I designed an initial exploration of key screens in a mobile app format, aimed at people with low financial literacy and varying levels of digital autonomy, prioritizing:

  • Accessibility and low friction.
  • Clear, approachable language.
  • A sense of guidance from the very first interaction.
  • Community as the core learning driver.

The screens represent a conceptual exploration of the product, designed to validate the approach and overall experience rather than a final, development-ready interface.

🧩 Application Structure & Sections

Home

The Home screen acts as the first point of contact with the product.

Its role is to convey safety and clarity, avoiding any sense of financial complexity, while introducing the purpose of the community and providing access to the main areas of the application.

Community

This is the core of the product and the primary learning driver.
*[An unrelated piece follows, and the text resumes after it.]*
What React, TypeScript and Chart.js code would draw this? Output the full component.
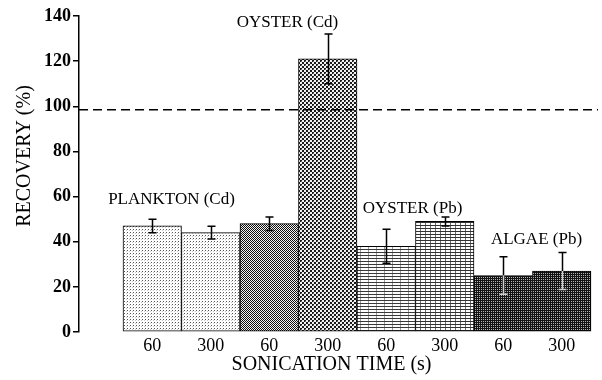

It is designed as a space where users can share questions, learn from real-life experiences, and feel supported when making financial decisions.

Content & Resources

Content is designed in a contextual way, linked to real-life situations (becoming independent, managing expenses, making basic decisions), and written in clear, accessible language.

The goal is to strengthen user autonomy without overwhelming them with information.

Access to reference profiles or experts is also considered as additional support within the learning process.

Profile & Progress

This section allows users to visualize their journey, access their activity, and reinforce a sense of progress and control over their financial learning.

📱 Initial Validation

Exploratory testing was conducted with diverse user profiles in terms of age and level of financial knowledge, using both remote and in-person sessions. The goal was to evaluate concept understanding, navigation clarity, and perceived usefulness.

These tests helped identify improvements in hierarchy, language, and navigation, reinforcing the importance of simplifying the experience and reducing cognitive load for users with low financial literacy.

📈 Outcome & Impact

Once the Design Sprint was completed, the individual proposals and insights from exploratory testing were shared with the product stakeholders.

This work enabled a holistic evaluation of the initiative, considering not only the user experience, but also business viability, implementation complexity, and strategic alignment.

As a result, the decision was made not to move forward into a development phase. The solution was assessed as requiring a high level of effort and ongoing support relative to the expected impact at that time.

The sprint therefore delivered clear impact at a strategic level:
it reduced uncertainty, validated assumptions early, and prevented a larger investment without sufficient evidence.

👩🏻‍🏫 Key Learnings

This project consolidated my ability to work in early-stage product phases, where the primary challenge is not designing final interfaces, but reducing uncertainty and enabling informed decision-making within short timeframes.

The Design Sprint demonstrated the value of design as a strategic tool to:

  • Align multidisciplinary teams around a complex problem.

  • Prioritize hypotheses and approaches before investing in development.

  • Explore solutions in a fast, tangible, and testable way.

The experience highlighted that not every project needs to reach a development phase: validating a direction and deciding not to move forward is also a valuable outcome when supported by evidence and analysis.